_SET PROBLEM_: Among the entries below, find the line with "Generate a Python", then quote it and each following line up to and including the line with "from matplotlib.colors import", and nothing else.

_MATERIAL_:
— START —
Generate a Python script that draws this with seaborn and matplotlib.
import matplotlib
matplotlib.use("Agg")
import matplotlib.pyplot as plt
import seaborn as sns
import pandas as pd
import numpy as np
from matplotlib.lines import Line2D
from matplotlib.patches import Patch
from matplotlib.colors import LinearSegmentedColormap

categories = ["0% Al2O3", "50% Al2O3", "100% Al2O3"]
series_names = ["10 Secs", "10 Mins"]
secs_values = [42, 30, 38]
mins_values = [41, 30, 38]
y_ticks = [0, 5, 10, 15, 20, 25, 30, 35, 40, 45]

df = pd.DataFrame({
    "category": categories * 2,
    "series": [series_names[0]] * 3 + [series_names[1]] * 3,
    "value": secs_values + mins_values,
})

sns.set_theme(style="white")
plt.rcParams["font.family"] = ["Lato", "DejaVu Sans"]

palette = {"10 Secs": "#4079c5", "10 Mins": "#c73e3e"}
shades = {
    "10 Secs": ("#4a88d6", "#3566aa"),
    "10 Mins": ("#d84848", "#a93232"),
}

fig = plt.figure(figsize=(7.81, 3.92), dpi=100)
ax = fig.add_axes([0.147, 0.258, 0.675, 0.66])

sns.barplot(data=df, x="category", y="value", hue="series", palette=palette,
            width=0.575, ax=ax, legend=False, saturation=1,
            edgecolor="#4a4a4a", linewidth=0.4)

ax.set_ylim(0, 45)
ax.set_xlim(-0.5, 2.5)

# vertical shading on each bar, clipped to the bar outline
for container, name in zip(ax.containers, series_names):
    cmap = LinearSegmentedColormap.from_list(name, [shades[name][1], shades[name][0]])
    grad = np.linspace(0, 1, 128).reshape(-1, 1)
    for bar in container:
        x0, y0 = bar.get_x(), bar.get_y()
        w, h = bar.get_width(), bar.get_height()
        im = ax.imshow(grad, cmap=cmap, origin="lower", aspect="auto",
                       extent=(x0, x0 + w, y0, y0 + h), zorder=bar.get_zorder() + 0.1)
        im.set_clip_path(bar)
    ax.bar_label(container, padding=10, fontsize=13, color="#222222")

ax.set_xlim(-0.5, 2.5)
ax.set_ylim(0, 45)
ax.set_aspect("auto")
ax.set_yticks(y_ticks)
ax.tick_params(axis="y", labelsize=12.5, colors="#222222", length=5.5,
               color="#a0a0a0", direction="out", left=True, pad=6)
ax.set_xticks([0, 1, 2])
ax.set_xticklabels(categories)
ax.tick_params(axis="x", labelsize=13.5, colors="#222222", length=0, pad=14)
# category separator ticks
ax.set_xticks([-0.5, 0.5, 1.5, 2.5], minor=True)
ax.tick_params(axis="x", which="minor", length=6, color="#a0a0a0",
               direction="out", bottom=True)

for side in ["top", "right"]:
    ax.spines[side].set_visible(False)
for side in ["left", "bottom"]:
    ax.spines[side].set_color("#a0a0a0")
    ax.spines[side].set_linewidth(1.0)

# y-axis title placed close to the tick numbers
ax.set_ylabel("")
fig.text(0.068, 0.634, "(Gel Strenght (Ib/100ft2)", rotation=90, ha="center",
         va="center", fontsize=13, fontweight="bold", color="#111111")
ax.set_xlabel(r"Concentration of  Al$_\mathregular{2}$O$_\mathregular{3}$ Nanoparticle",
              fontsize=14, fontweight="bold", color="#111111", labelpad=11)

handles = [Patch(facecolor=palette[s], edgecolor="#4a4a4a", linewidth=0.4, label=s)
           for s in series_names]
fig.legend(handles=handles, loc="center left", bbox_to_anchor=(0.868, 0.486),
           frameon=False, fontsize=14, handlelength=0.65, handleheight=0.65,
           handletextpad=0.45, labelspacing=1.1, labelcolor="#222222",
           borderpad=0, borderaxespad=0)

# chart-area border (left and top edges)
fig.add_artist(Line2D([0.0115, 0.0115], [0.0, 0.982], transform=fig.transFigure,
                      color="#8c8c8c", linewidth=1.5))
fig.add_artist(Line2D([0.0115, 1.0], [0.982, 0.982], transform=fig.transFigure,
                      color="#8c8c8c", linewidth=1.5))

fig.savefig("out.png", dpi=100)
— END —
— START —
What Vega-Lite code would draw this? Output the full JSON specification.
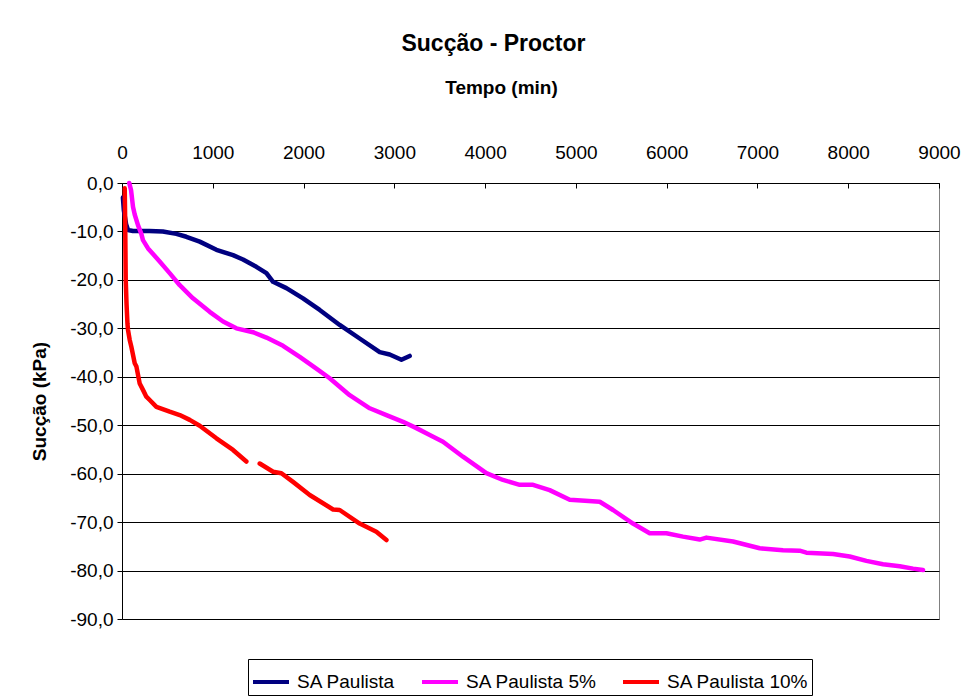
— END —
_FULL ANSWER_:
Generate a Python script that draws this with seaborn and matplotlib.
import matplotlib
matplotlib.use("Agg")
import matplotlib.pyplot as plt
import seaborn as sns
import pandas as pd
import numpy as np
from matplotlib.lines import Line2D
from matplotlib.patches import Patch
from matplotlib.colors import LinearSegmentedColormap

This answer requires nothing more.